“Call Her Ganda,” director PJ Raval’s non-fiction investigation into the death of a Filipina sex worker at the hands of an American Marine on leave, should function as a murder mystery, courtroom drama, and exposé about the U.S.’s thorny post-colonial relationship with the Philippines. Yet with access to only one side of its central conflict, and a scattershot approach that skims over key details and points of interest, this well-intentioned documentary leaves audiences feeling like they’re only getting part of a much larger story. After its Tribeca Film Festival debut, its theatrical prospects seem slim.
In 2014, 26-year-old Filipina prostitute Jennifer Laude – known by her mother as “Ganda,” which means “beauty” – was found strangled and drowned (in a toilet) in a motel across the street from the nightclub where she plied her trade. According to both friends and security camera video, Laude was last seen in the company of 19-year-old PFC Joseph Scott Pemberton, who immediately became law enforcement’s prime suspect. Since many Filipino sex workers apparently hide their transgender status so as not to alienate potential clients, Pemberton’s possible motive wasn’t difficult to deduce — having been surprised to learn that Laude was not what he thought her to be, he killed her in a fit of humiliated rage.
That straightforward narrative is proffered by not only Laude’s mother, siblings, friends, supporters, and legal team (led by Virgie Suarez), but by “Call Her Ganda” as well. While it’s a solid theory that resulted in Pemberton’s conviction, director Raval skimps so heavily on important particulars — for example, about the physical evidence against Pemberton, or the defense mounted by his lawyers — that the case hardly seems airtight. Compounding matters, the film provides scant background about Pemberton (save for his relationship with his lesbian sister) and Laude (whose sex-worker status is obliquely called into question by some). Worse still, it fails to identify any of its speakers (we’re left to catch their names via snippets of dialogue), or explicate the Philippines’ legal differentiation between “murder” and “homicide” — a crucial point in the eventual verdict.

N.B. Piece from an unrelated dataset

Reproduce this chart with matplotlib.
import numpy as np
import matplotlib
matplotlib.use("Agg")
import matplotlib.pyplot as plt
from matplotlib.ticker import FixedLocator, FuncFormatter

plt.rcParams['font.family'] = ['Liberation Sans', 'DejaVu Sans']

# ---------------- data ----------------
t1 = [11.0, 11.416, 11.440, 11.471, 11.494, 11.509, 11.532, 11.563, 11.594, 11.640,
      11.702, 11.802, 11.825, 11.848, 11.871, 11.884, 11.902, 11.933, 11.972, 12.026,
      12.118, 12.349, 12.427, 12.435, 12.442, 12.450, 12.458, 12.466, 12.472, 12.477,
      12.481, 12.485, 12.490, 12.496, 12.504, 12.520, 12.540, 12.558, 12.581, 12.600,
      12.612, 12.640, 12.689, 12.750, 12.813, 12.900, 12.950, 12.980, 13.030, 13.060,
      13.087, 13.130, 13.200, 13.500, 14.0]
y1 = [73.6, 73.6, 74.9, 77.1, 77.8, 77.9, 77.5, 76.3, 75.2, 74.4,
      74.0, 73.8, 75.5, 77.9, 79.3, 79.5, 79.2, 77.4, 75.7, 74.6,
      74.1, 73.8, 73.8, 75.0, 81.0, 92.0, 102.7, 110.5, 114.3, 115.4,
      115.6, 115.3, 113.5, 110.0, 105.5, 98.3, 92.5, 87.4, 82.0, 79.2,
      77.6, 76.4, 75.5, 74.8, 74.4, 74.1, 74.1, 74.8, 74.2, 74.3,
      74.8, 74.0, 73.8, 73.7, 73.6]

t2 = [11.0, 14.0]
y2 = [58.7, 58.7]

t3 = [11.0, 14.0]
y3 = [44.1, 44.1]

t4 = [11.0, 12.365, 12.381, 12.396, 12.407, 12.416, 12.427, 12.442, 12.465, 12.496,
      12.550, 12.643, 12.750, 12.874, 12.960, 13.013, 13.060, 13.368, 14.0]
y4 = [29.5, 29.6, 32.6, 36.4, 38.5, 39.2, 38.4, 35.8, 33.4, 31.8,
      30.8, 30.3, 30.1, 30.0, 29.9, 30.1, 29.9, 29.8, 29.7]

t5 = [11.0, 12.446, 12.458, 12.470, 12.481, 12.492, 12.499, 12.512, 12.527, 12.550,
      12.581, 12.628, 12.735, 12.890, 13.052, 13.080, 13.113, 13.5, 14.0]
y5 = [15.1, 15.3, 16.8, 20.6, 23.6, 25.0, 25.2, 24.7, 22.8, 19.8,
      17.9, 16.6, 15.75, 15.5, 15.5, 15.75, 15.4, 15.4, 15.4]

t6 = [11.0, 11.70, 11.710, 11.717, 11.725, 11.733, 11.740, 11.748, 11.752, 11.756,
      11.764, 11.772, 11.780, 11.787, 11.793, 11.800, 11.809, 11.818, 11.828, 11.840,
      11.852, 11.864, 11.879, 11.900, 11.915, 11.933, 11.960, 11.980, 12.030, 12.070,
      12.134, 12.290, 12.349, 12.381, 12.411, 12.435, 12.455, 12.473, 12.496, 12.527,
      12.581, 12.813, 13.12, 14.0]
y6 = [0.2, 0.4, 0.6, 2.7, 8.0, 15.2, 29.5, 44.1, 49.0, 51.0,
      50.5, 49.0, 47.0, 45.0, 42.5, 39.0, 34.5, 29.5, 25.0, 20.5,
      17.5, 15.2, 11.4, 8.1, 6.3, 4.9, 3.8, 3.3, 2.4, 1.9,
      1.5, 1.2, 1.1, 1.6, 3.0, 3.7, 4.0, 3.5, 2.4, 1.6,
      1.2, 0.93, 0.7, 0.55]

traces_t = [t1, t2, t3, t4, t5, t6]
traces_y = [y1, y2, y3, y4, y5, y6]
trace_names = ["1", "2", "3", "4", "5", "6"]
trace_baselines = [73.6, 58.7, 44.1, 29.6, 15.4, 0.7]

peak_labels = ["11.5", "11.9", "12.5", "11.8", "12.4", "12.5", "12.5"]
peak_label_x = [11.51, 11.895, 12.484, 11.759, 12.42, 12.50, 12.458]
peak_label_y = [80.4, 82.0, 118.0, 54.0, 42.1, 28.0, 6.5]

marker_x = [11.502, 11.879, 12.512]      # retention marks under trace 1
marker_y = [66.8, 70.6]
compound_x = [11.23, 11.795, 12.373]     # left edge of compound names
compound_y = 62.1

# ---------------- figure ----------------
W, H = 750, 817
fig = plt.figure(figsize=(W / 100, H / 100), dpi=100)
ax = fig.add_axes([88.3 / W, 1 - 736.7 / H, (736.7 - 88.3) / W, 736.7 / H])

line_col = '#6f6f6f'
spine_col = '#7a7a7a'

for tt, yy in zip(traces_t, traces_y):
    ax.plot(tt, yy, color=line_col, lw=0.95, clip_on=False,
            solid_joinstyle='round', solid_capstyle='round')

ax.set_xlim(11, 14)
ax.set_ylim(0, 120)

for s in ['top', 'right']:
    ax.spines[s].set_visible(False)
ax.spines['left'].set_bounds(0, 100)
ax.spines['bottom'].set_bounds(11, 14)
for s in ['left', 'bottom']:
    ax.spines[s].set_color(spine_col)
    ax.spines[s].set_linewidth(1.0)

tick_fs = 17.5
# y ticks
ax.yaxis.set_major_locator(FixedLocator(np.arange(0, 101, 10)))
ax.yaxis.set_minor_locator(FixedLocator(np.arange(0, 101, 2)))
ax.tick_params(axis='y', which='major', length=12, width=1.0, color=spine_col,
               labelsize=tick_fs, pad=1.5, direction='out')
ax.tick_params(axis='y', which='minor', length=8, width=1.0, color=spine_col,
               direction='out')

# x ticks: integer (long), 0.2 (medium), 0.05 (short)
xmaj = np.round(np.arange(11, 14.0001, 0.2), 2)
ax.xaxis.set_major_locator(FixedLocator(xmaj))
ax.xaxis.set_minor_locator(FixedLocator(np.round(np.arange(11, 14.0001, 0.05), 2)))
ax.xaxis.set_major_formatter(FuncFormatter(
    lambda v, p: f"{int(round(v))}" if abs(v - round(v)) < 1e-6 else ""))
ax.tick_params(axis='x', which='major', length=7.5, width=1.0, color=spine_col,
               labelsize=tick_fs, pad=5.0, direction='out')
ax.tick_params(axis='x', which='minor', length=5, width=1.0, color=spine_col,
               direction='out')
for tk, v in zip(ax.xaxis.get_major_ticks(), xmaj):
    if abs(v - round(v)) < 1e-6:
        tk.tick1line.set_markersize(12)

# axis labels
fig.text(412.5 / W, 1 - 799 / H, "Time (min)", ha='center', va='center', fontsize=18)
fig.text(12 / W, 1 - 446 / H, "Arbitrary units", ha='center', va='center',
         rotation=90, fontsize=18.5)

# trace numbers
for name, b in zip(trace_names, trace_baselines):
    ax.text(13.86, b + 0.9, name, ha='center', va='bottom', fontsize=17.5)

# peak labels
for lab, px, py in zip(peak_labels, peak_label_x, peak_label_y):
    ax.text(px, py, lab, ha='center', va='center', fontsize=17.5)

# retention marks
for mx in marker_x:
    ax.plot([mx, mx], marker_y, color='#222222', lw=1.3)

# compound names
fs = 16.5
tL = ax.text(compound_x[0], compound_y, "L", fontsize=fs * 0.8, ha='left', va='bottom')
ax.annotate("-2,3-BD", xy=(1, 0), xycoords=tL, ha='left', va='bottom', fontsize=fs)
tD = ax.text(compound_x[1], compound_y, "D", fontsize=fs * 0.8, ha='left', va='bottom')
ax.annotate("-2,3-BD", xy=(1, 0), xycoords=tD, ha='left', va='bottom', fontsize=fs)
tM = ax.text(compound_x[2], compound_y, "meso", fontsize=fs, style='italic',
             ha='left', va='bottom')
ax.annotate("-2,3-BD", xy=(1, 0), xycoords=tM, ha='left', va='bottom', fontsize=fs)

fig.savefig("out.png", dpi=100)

In place of such basic information, “Call Her Ganda” focuses on the way Laude’s case reveals the unfairness of the U.S.-Philippines Visiting Forces Agreement (VFA), which allows accused American serviceman to avoid local prosecution and imprisonment, and bolt the Philippines under care of the U.S. military, if a court case isn’t brought within a year. Since that situation can be facilitated by all manner of delay tactics, the VFA appears to give Americans wide latitude to do whatever their hearts desire in the country, which naturally infuriates Filipinos and, in particular, the routinely victimized trans community.
Uncle Sam newsreel footage about the Philippines offers some superficial historical context for the two nations’ long-standing bond. However, any real discussion of why the VFA continues to flourish is largely ignored, as is the means by which objections to it helped spur the rise of controversial current President Rodrigo Duterte. Meanwhile, the director’s considerable use of TV broadcasts and social-media comments (shown graphically crowding the screen) prove to be alienating devices, underlining the remove at which the film operates – less with regards to Laude’s mother (who’s repeatedly interviewed) than to Pemberton and his representation, who are only spied in news broadcasts and photos.
Mike Simpson’s handheld cinematography and Nathan Halpern and Chris Ruggiero’s mournful score are aptly seductive. And in the figure of investigative journalist Meredith Talusan (an albino transgender Filipina-American woman reporting on this ongoing tale),“Call Her Ganda” locates further intersections of the personal and the political. Even in Talusan’s case, though, in-depth portraiture is too often sacrificed in favor of expressionistic gestures that barely dig beneath the surface.